(Code that draws figures)
================================
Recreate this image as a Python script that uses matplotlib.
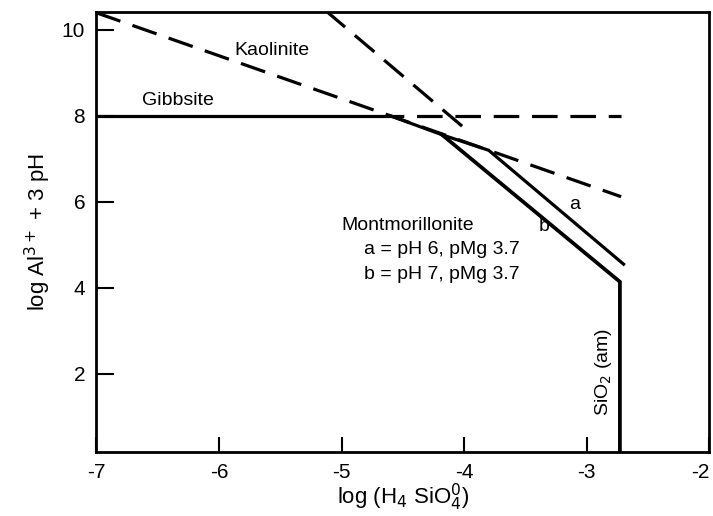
import numpy as np
import matplotlib
matplotlib.use('Agg')
from matplotlib import pyplot as plt

plt.rcParams['font.family'] = ['Liberation Sans', 'DejaVu Sans']

# stability boundaries, log H4SiO4 vs log Al3+ + 3pH
gibbsite_x = [-7.0, -4.6]
gibbsite_y = [8.0, 8.0]

mont_a_x = [-4.6, -4.18, -3.8, -2.7]
mont_a_y = [8.0, 7.56, 7.2, 4.55]

mont_b_x = [-4.18, -2.73, -2.73]
mont_b_y = [7.56, 4.14, 0.0]

kaol_x = [-7.0, -2.72]
kaol_y = [10.4, 6.12]

steep_x = [-5.13, -3.95]
steep_y = [10.45, 7.6]

gibb_ext_x = [-4.6, -2.72]
gibb_ext_y = [8.0, 8.0]

xticks = [-7, -6, -5, -4, -3, -2]
yticks = [2, 4, 6, 8, 10]

fig = plt.figure(figsize=(7.13, 5.16), dpi=100)
ax = fig.add_axes([0.135, 0.124, 0.860, 0.853])

lw = 2.3
dash = (0, (8, 4))
ax.plot(gibbsite_x, gibbsite_y, 'k-', lw=lw, solid_capstyle='butt')
ax.plot(mont_a_x, mont_a_y, 'k-', lw=lw, solid_joinstyle='miter')
ax.plot(mont_b_x, mont_b_y, 'k-', lw=lw + 0.4, solid_joinstyle='miter')
ax.plot(kaol_x, kaol_y, 'k', ls=dash, lw=lw)
ax.plot(steep_x, steep_y, 'k', ls=dash, lw=lw)
ax.plot(gibb_ext_x, gibb_ext_y, 'k', ls=(4, (8, 4)), lw=lw)

fs = 14
ax.text(-5.57, 9.53, 'Kaolinite', fontsize=fs, ha='center', va='center')
ax.text(-6.63, 8.35, 'Gibbsite', fontsize=fs, ha='left', va='center')
ax.text(-5.0, 5.45, 'Montmorillonite', fontsize=fs, ha='left', va='center')
ax.text(-4.82, 4.88, 'a = pH 6, pMg 3.7', fontsize=fs, ha='left', va='center')
ax.text(-4.82, 4.32, 'b = pH 7, pMg 3.7', fontsize=fs, ha='left', va='center')
ax.text(-3.1, 5.95, 'a', fontsize=fs, ha='center', va='center')
ax.text(-3.35, 5.42, 'b', fontsize=fs, ha='center', va='center')
ax.text(-2.86, 2.05, 'SiO$_2$ (am)', fontsize=fs, rotation=90,
        ha='center', va='center')

ax.set_xlim(-7, -2)
ax.set_ylim(0.18, 10.42)
ax.set_xticks(xticks)
ax.set_xticklabels(['-7', '-6', '-5', '-4', '-3', '-2'])
ax.get_xticklabels()[-1].set_ha('right')
ax.set_yticks(yticks)
ax.tick_params(direction='in', length=13, width=1.5, labelsize=15, pad=8)
ax.tick_params(axis='x', length=11)
for s in ax.spines.values():
    s.set_linewidth(2)

ax.set_xlabel('log (H$_4$ SiO$_4^0$)', fontsize=16, labelpad=0)
ax.set_ylabel('log Al$^{3+}$ + 3 pH', fontsize=16, labelpad=6)

fig.savefig('out.png', dpi=100)
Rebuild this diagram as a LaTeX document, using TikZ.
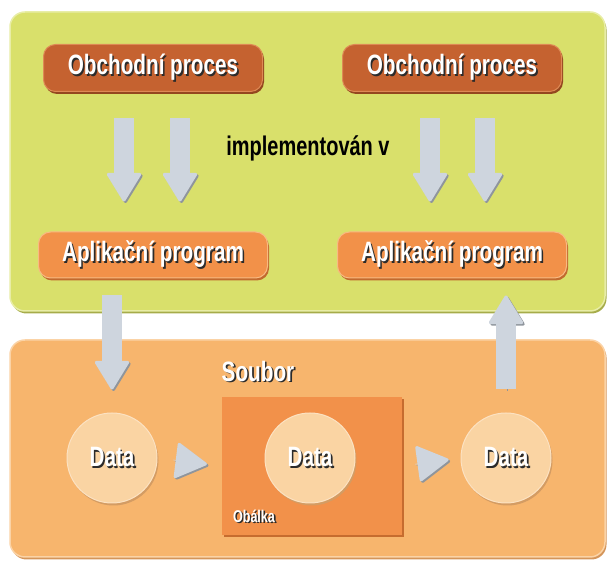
\documentclass[tikz,border=0pt]{standalone}
\usepackage{fontspec}
\setmainfont{Liberation Sans}[FakeStretch=0.74]
\usepackage{tikz}
\usetikzlibrary{arrows.meta,shadows,calc}

\definecolor{greenpanel}{HTML}{D9E06B}
\definecolor{greenrim}{HTML}{E8EDA6}
\definecolor{greenshade}{HTML}{A6AC4A}
\definecolor{orangepanel}{HTML}{F7B56D}
\definecolor{orangerim}{HTML}{FBD3A6}
\definecolor{orangeshade}{HTML}{D4955A}
\definecolor{procfill}{HTML}{C56230}
\definecolor{procrim}{HTML}{DE8A55}
\definecolor{procshade}{HTML}{94471F}
\definecolor{progfill}{HTML}{F29149}
\definecolor{progrim}{HTML}{F8BA82}
\definecolor{progshade}{HTML}{C26A2E}
\definecolor{envfill}{HTML}{F2914A}
\definecolor{envshade}{HTML}{C66C2F}
\definecolor{datafill}{HTML}{FAD4A3}
\definecolor{datarim}{HTML}{FCE2C2}
\definecolor{datashade}{HTML}{D49C63}
\definecolor{arrfill}{HTML}{CED5DE}
\definecolor{arrshade}{HTML}{8F959C}
\definecolor{txtshade}{HTML}{2B2B2B}

% white label with a dark drop shadow
\newcommand\shtxt[1]{\makebox[0pt][l]{\hspace{1.6pt}\raisebox{-1.6pt}{\textcolor{txtshade}{#1}}}\textcolor{white}{#1}}

\begin{document}
\begin{tikzpicture}[x=1pt, y=1pt,
    every node/.style={font=\fontsize{28}{30}\selectfont\bfseries},
    boxsh/.style={drop shadow={shadow xshift=1.5pt, shadow yshift=-2.5pt, fill=#1, opacity=1}},
    panel/.style={rectangle, rounded corners=15pt, line width=1.5pt, inner sep=0pt},
    procbox/.style={rectangle, rounded corners=12pt, fill=procfill, draw=procrim,
      line width=1pt, boxsh=procshade, minimum width=219pt, minimum height=47pt},
    progbox/.style={rectangle, rounded corners=12pt, fill=progfill, draw=progrim,
      line width=1pt, boxsh=progshade, minimum width=229pt, minimum height=46pt},
    datanode/.style={circle, fill=datafill, draw=datarim, line width=1pt,
      boxsh=datashade, minimum size=90pt, inner sep=0pt},
    blockarr/.style={line width=20pt, draw=arrfill,
      -{Triangle[length=30pt 0 0, width=36pt 0 0, line width=3pt, round]},
      preaction={draw=arrshade, transform canvas={shift={(1.5pt,-1.5pt)}}}},
    triarr/.style={line width=0.5pt, draw=arrfill,
      -{Triangle[length=33pt 0 0, width=37pt 0 0, line width=3pt, round]},
      preaction={draw=arrshade, transform canvas={shift={(1.5pt,-1.5pt)}}}}]
  \useasboundingbox (0,0) rectangle (610,561);

  % the two panels
  \node[panel, fill=greenpanel, draw=greenrim, boxsh=greenshade,
      minimum width=595pt, minimum height=299pt] (apps) at (307.5,399.5) {};
  \node[panel, fill=orangepanel, draw=orangerim, boxsh=orangeshade,
      minimum width=595pt, minimum height=217pt] (file) at (307.5,112.5) {};

  % processes and programs
  \node[procbox] (op1) at (153,493) {\shtxt{Obchodní proces}};
  \node[procbox] (op2) at (452,493) {\shtxt{Obchodní proces}};
  \node[progbox] (ap1) at (153,306) {\shtxt{Aplikační program}};
  \node[progbox] (ap2) at (452,306) {\shtxt{Aplikační program}};
  \node[font=\fontsize{27}{29}\selectfont\bfseries] (impl) at (308,413) {implementován v};

  % file contents
  \node (soubor) at (258,189) {\shtxt{Soubor}};
  \node[rectangle, fill=envfill, boxsh=envshade, minimum width=180pt,
      minimum height=138pt, inner sep=0pt] (env) at (312,95) {};
  \node[font=\fontsize{17}{19}\selectfont\bfseries] (envlabel) at (254,44) {\shtxt{Obálka}};
  \node[datanode] (d1) at (112,103) {\shtxt{Data}};
  \node[datanode] (d2) at (310,103) {\shtxt{Data}};
  \node[datanode] (d3) at (506,103) {\shtxt{Data}};

  % arrows
  \draw[blockarr, shorten <=26pt, shorten >=30pt] ([xshift=-29pt]op1.south) -- ([xshift=-29pt]ap1.north);
  \draw[blockarr, shorten <=26pt, shorten >=30pt] ([xshift=27pt]op1.south) -- ([xshift=27pt]ap1.north);
  \draw[blockarr, shorten <=26pt, shorten >=30pt] ([xshift=-22pt]op2.south) -- ([xshift=-22pt]ap2.north);
  \draw[blockarr, shorten <=26pt, shorten >=30pt] ([xshift=33pt]op2.south) -- ([xshift=33pt]ap2.north);
  \draw[blockarr, shorten <=17pt, shorten >=23pt] (d1.north |- ap1.south) -- (d1.north);
  \draw[blockarr, shorten <=23pt, shorten >=17pt] (d3.north) -- (d3.north |- ap2.south);
  \draw[triarr, shorten <=16pt, shorten >=15pt] (d1.east) -- (env.west);
  \draw[triarr, shorten <=13pt, shorten >=12pt] (env.east) -- (d3.west);
\end{tikzpicture}
\end{document}
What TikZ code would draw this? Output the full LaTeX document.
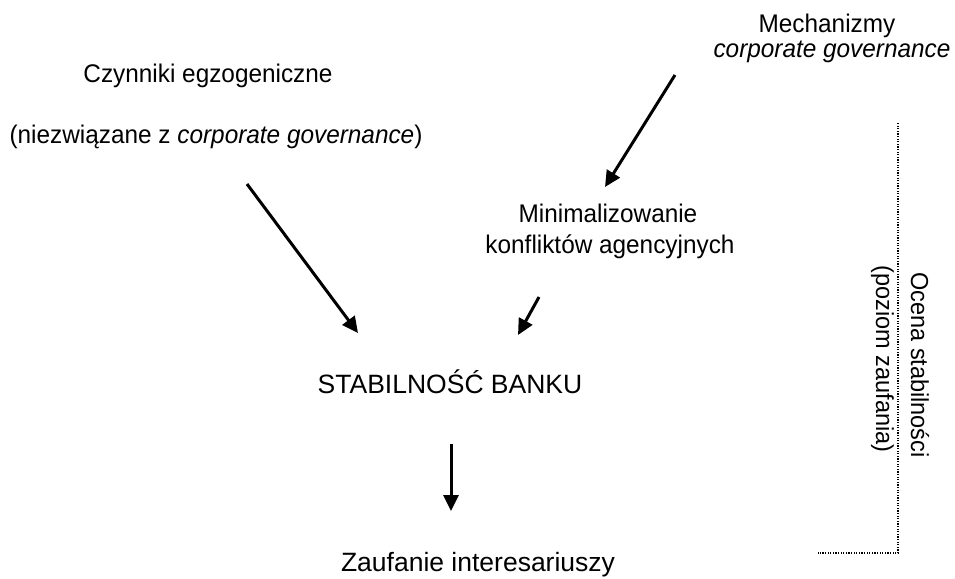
\documentclass[tikz,border=0pt]{standalone}
\usepackage{fontspec}
\setmainfont{Liberation Sans}
\usetikzlibrary{arrows.meta}
% slightly condensed lettering for the captions
\newcommand{\condensed}[1]{\scalebox{0.955}[1]{#1}}
\begin{document}
\begin{tikzpicture}[x=1pt,y=-1pt,
  txt/.style={inner sep=0pt,anchor=base,font=\fontsize{25.5}{30}\selectfont},
  bigtxt/.style={inner sep=0pt,anchor=base,font=\fontsize{26.5}{31}\selectfont},
  sidetxt/.style={inner sep=0pt,anchor=base,rotate=-90,font=\fontsize{24.6}{29}\selectfont},
  flow/.style={line width=3pt,-{Triangle[length=16pt,width=15pt]}},
  bracket/.style={line width=1.3pt,dash pattern=on 1.2pt off 1.4pt}]
\useasboundingbox (0,0) rectangle (955,578);

% text blocks
\node[txt] (egz)  at (208,82)  {\condensed{Czynniki egzogeniczne}};
\node[txt] (egz2) at (216,143) {\condensed{(niezwiązane z \textit{corporate governance})}};
\node[txt] (mech)  at (827,33) {\condensed{Mechanizmy}};
\node[txt] (mech2) at (832,58) {\condensed{\textit{corporate governance}}};
\node[txt] (min)  at (608,222) {\condensed{Minimalizowanie}};
\node[txt] (min2) at (610,253) {\condensed{konfliktów agencyjnych}};
\node[bigtxt] (stab) at (450,393) {STABILNOŚĆ BANKU};
\node[bigtxt] (zauf) at (478,571) {Zaufanie interesariuszy};

% side label
\node[sidetxt] (ocena) at (911,365) {\condensed{Ocena stabilności}};
\node[sidetxt] (pozio) at (876,359) {\condensed{(poziom zaufania)}};

% arrow end points
\coordinate (a1s) at (247,184);
\coordinate (a1e) at (358,333);
\coordinate (a2s) at (675,75);
\coordinate (a2e) at (605,187);
\coordinate (a3s) at (539,297);
\coordinate (a3e) at (518,335);
\coordinate (a4s) at (451,444);
\coordinate (a4e) at (451,511);

\draw[flow] (a1s) -- (a1e);
\draw[flow] (a2s) -- (a2e);
\draw[flow] (a3s) -- (a3e);
\draw[flow] (a4s) -- (a4e);

% dotted bracket
\coordinate (b1) at (898,123);
\coordinate (b2) at (898,553);
\coordinate (b3) at (818,553);
\draw[bracket] (b1) -- (b2) -- (b3);
\end{tikzpicture}
\end{document}
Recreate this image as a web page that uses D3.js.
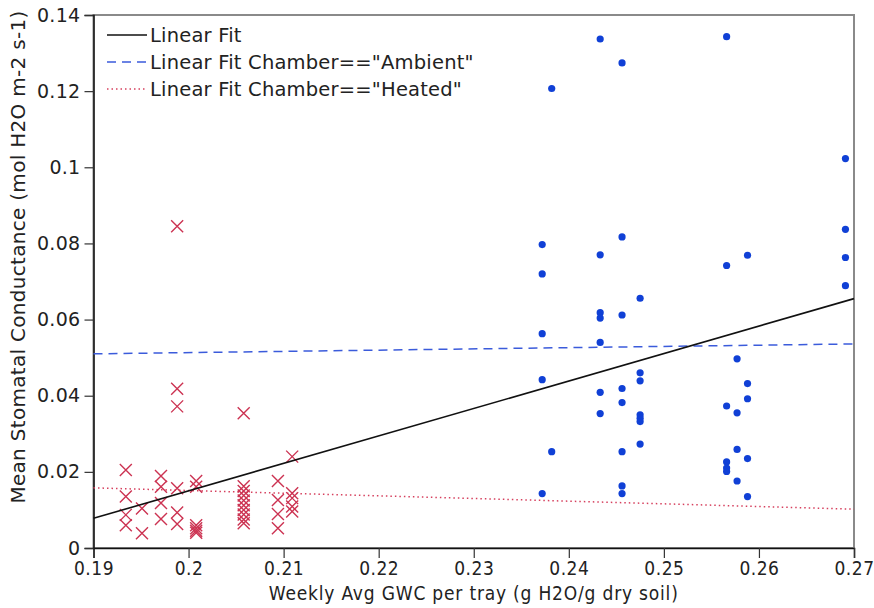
================================
Only the lines from the top of the data through the line with "ax.plot(gibb_ext_x, gibb_ext_y, 'k', ls=(4, (8, 4)), lw=lw)" should be quoted, exactly and with both ends kept; skip the pictures.

Recreate this image as a Python script that uses matplotlib.
import numpy as np
import matplotlib
matplotlib.use('Agg')
from matplotlib import pyplot as plt

plt.rcParams['font.family'] = ['Liberation Sans', 'DejaVu Sans']

# stability boundaries, log H4SiO4 vs log Al3+ + 3pH
gibbsite_x = [-7.0, -4.6]
gibbsite_y = [8.0, 8.0]

mont_a_x = [-4.6, -4.18, -3.8, -2.7]
mont_a_y = [8.0, 7.56, 7.2, 4.55]

mont_b_x = [-4.18, -2.73, -2.73]
mont_b_y = [7.56, 4.14, 0.0]

kaol_x = [-7.0, -2.72]
kaol_y = [10.4, 6.12]

steep_x = [-5.13, -3.95]
steep_y = [10.45, 7.6]

gibb_ext_x = [-4.6, -2.72]
gibb_ext_y = [8.0, 8.0]

xticks = [-7, -6, -5, -4, -3, -2]
yticks = [2, 4, 6, 8, 10]

fig = plt.figure(figsize=(7.13, 5.16), dpi=100)
ax = fig.add_axes([0.135, 0.124, 0.860, 0.853])

lw = 2.3
dash = (0, (8, 4))
ax.plot(gibbsite_x, gibbsite_y, 'k-', lw=lw, solid_capstyle='butt')
ax.plot(mont_a_x, mont_a_y, 'k-', lw=lw, solid_joinstyle='miter')
ax.plot(mont_b_x, mont_b_y, 'k-', lw=lw + 0.4, solid_joinstyle='miter')
ax.plot(kaol_x, kaol_y, 'k', ls=dash, lw=lw)
ax.plot(steep_x, steep_y, 'k', ls=dash, lw=lw)
ax.plot(gibb_ext_x, gibb_ext_y, 'k', ls=(4, (8, 4)), lw=lw)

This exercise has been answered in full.